CHRISTMAS dinner of traditional turkey with all the trimmings often feeds a family for several days after the main event.
Aside from the sit down feast there is also salmon, cheeseboards and, of course, wine in plentiful supply at this time of year.
And while we all look forward to eating leftovers experts are warning us to be wary about keeping them for too long as they can make you sick.
Academics specialising in food at Coventry University have revealed to The Conversation how many days different food should be kept, and how it should be stored.
Turkey
The piece de resistance, turkey, should either be eaten or frozen within two days of cooking.
Ideally, pop it in the fridge as soon as it’s cooled down.
One of the three authors, Lisa Winnall, senior lecturer in food safety and inspection, wrote: “If you prefer your leftover turkey warm, don’t reheat the meat more than once as this can provide extra opportunities for bacteria to grow and produce toxins.”
If you reheat it multiple times, it will kill the bacteria but not the toxins.
Pigs in blankets
Another star of dinner, these tasty morsels should also be covered and refrigerated as quickly as possible.
Fellow author Duane Mellow, senior lecturer in human nutrition, said: “Pigs in blankets should be eaten within three days.”
Stuffing
Another key component of dinner, how long this can be kept varies on whether it includes meat or not.
This has a fairly long shelf life, so if you like stuffing sandwiches you’re in luck.
Third author, Claire Munialo, assistant lecturer in food science, said: “It should be kept in the fridge or in a cool place and consumed within four days of preparation.
“But if your stuffing includes sausage meat, it should be eaten within three days.”
And experts advised against stuffing your turkey with the mixture in the first place and said it should be cooked separately.
They said: “The traditional way of putting stuffing inside the cavity of your roast bird is not recommended as it can make it difficult to get the meat up to a high enough temperature to kill off all the bacteria.”
Smoked salmon
With Christmas all about the food, that also means starters and smoked salmon is a favourite appetizer.
You can stockpile salmon as it can be safely stored in the freezer for three months.
The trio said: “Smoked salmon should be kept in the fridge and used within three days of opening, unless the use by date is sooner.
“To stop it drying, keep it in its original package and then wrap cling film around it or put it in a self-sealing plastic bag.”
Wine
An absolute must-have over Christmas, wine may not go bad but it can taste a bit off.
Try not to leave any bottles open but any open reds should be drunk within five days of opening.
The experts advised: “Red wine and full-bodied, especially oaked, white wines tend to oxidise more rapidly and are only drinkable for three to five days after opening, if kept in a cool, dark place.”

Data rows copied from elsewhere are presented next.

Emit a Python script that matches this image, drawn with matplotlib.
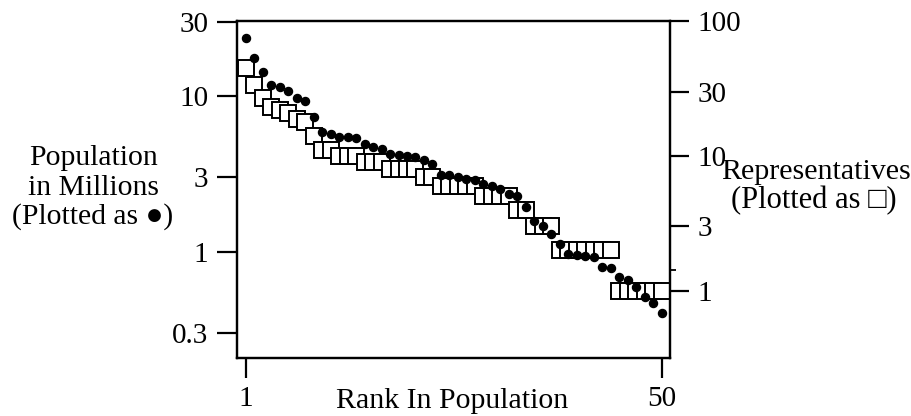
import numpy as np
import matplotlib
matplotlib.use('Agg')
import matplotlib.pyplot as plt
from matplotlib.ticker import FixedLocator, NullFormatter

# 1980 census: state population (millions), ranked, and House seats
population = [23.668, 17.558, 14.229, 11.864, 11.427, 10.798, 9.746, 9.262,
              7.365, 5.882, 5.737, 5.490, 5.463, 5.347, 4.917, 4.706, 4.591,
              4.217, 4.206, 4.132, 4.076, 3.894, 3.661, 3.122, 3.108, 3.025,
              2.914, 2.890, 2.718, 2.633, 2.521, 2.364, 2.286, 1.950, 1.570,
              1.461, 1.303, 1.125, 0.965, 0.947, 0.944, 0.921, 0.800, 0.787,
              0.691, 0.653, 0.594, 0.511, 0.470, 0.402]
representatives = [45, 34, 27, 23, 22, 21, 19, 18, 14, 11, 11, 10, 10, 10,
                   9, 9, 9, 8, 8, 8, 8, 7, 7, 6, 6, 6, 6, 6, 5, 5, 5, 5, 4, 4,
                   3, 3, 3, 2, 2, 2, 2, 2, 2, 2, 1, 1, 1, 1, 1, 1]
rank = np.arange(1, len(population) + 1)

pop_ticks = [0.3, 1, 3, 10, 30]
pop_labels = ['0.3', '1', '3', '10', '30']
rep_ticks = [1, 3, 10, 30, 100]
rep_labels = ['1', '3', '10', '30', '100']
rep_minor = [1.414]   # sqrt(1*2): rounding boundary between 1 and 2 seats

W, H = 911, 416
plt.rcParams['font.family'] = ['Liberation Serif', 'DejaVu Sans']
plt.rcParams['font.size'] = 20

fig = plt.figure(figsize=(W / 100, H / 100), dpi=100)
ax = fig.add_axes([236.7 / W, 1 - 358 / H, (669.5 - 236.7) / W, (358 - 20.5) / H])
ax2 = ax.twinx()

# squares for seats on the right scale
ax2.plot(rank, representatives, linestyle='none', marker='s', ms=11.2,
         mfc='white', mec='black', mew=1.4)
# dots for population on the left scale, drawn on top
ax.plot(rank, population, linestyle='none', marker='o', ms=5.8,
        mfc='black', mec='black')
ax.set_zorder(ax2.get_zorder() + 1)
ax.patch.set_visible(False)

ax.set_xlim(-0.06, 50.92)
ax.set_yscale('log')
ax.set_ylim(0.2074, 30.6)
ax2.set_yscale('log')
ax2.set_ylim(0.315, 101.7)

ax.set_xticks([1, 50])
ax.set_xticklabels(['1', '50'])
ax.yaxis.set_major_locator(FixedLocator(pop_ticks))
ax.yaxis.set_minor_locator(FixedLocator([]))
ax.set_yticklabels(pop_labels)
ax2.yaxis.set_major_locator(FixedLocator(rep_ticks))
ax2.yaxis.set_minor_locator(FixedLocator(rep_minor))
ax2.yaxis.set_minor_formatter(NullFormatter())
ax2.set_yticklabels(rep_labels)

for a in (ax, ax2):
    for s in a.spines.values():
        s.set_linewidth(1.6)
ax.tick_params(axis='both', which='major', direction='out', length=14.5,
               width=1.6, pad=6, labelsize=21)
ax2.tick_params(axis='y', which='major', direction='out', length=14,
                width=1.6, pad=6, labelsize=21)
ax2.tick_params(axis='y', which='minor', direction='out', length=4.5,
                width=1.3)


def ftext(x, y, s, size=21.3, **kw):
    fig.text(x / W, 1 - y / H, s, va='baseline', fontsize=size, **kw)


ftext(93, 165, 'Population', ha='center')
ftext(93, 195, 'in Millions', ha='center')
ftext(93, 224, '(Plotted as \u25cf)', ha='center')
ftext(816, 179, 'Representatives', size=21.6, ha='center')
ftext(814, 208, '(Plotted as \u25a1)', size=22, ha='center')
ftext(452, 408, 'Rank In Population', size=21.5, ha='center')

fig.savefig('out.png', dpi=100)
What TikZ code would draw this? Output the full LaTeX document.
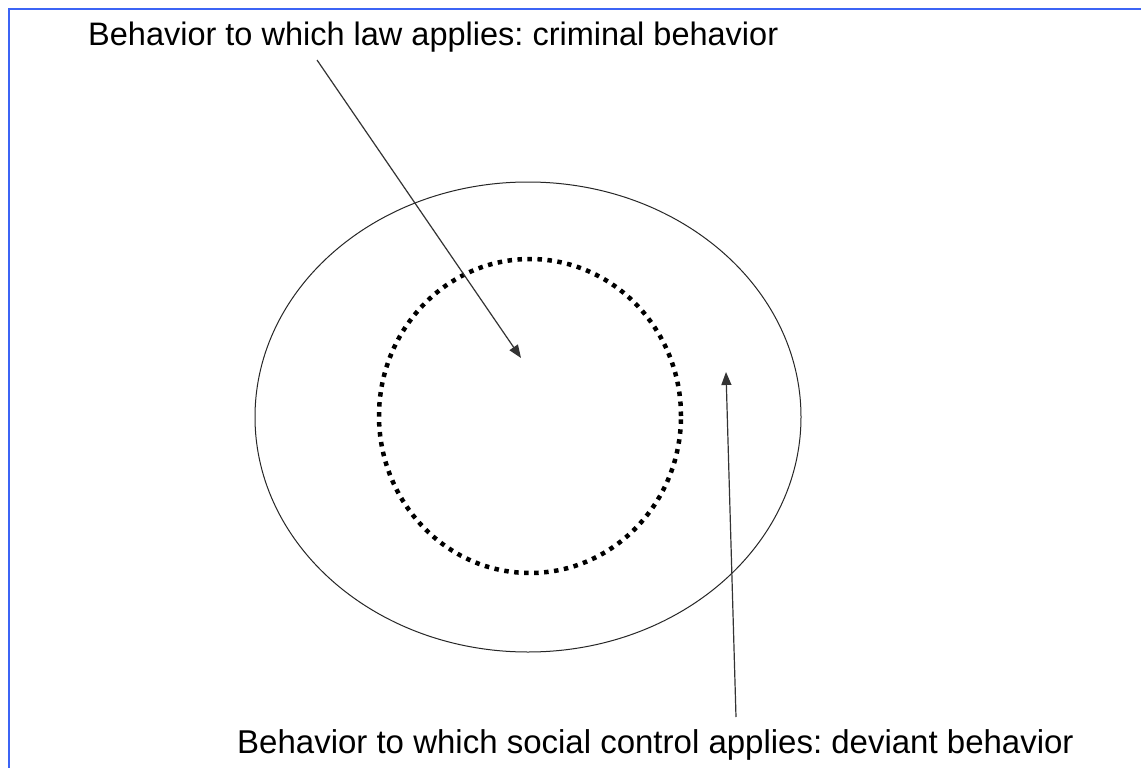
\documentclass[tikz,border=0pt]{standalone}
\usepackage{fontspec}
\setmainfont{Liberation Sans}
\usetikzlibrary{arrows.meta,shapes.geometric}
\frenchspacing
\begin{document}
\begin{tikzpicture}[x=1pt,y=-1pt,
  lbl/.style={anchor=base west,inner sep=0pt,font=\fontsize{32.5}{38}\selectfont},
  arr/.style={draw=black!80,line width=1.2pt,-{Triangle[length=13pt,width=10pt]}},
  outer/.style={draw=black!85,line width=1pt},
  inner/.style={draw=black,line width=4.5pt,dash pattern=on 4.5pt off 5.5pt}]
\useasboundingbox (0,0) rectangle (1141,768);
\fill[white] (0,0) rectangle (1141,768);
\draw[draw={rgb,255:red,60;green,100;blue,245},line width=2pt] (9,768) -- (9,9) -- (1141,9);
\node[outer,ellipse,draw,minimum width=546pt,minimum height=470pt,inner sep=0pt] (E) at (528,417) {};
\node[inner,ellipse,draw,minimum width=302pt,minimum height=314pt,inner sep=0pt] (C) at (530,416) {};
\node[lbl] (t1) at (88,46) {Behavior to which law applies: criminal behavior};
\node[lbl,font=\fontsize{33}{38}\selectfont] (t2) at (237,753) {Behavior to which social control applies: deviant behavior};
\coordinate (a1s) at (317,60);
\coordinate (a1e) at (521,358);
\coordinate (a2s) at (736,717);
\coordinate (a2e) at (726,372);
\draw[arr] (a1s) -- (a1e);
\draw[arr] (a2s) -- (a2e);
\end{tikzpicture}
\end{document}
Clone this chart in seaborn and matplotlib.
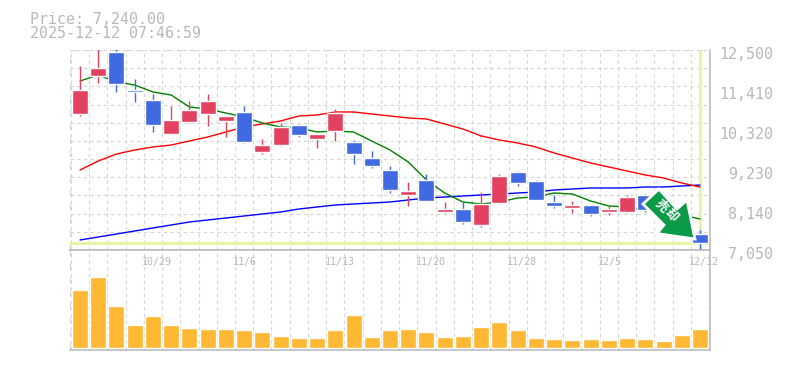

Anything fortified like port and sherry can be drunk for up to four weeks after being opening.
Cheese
Another staple over Christmas, you may think that cheese is safe to eat for months but it too can go off.
While you can get away with cutting mould off hard cheese, you definitely shouldn’t do the same with soft cheese.
The lecturers said: “Soft cheeses, should be discarded if they are mouldy.
“And they need strict temperature control, so just serve what you think you’ll eat and keep the rest in the fridge.
“And don’t eat it after its “use by” date.”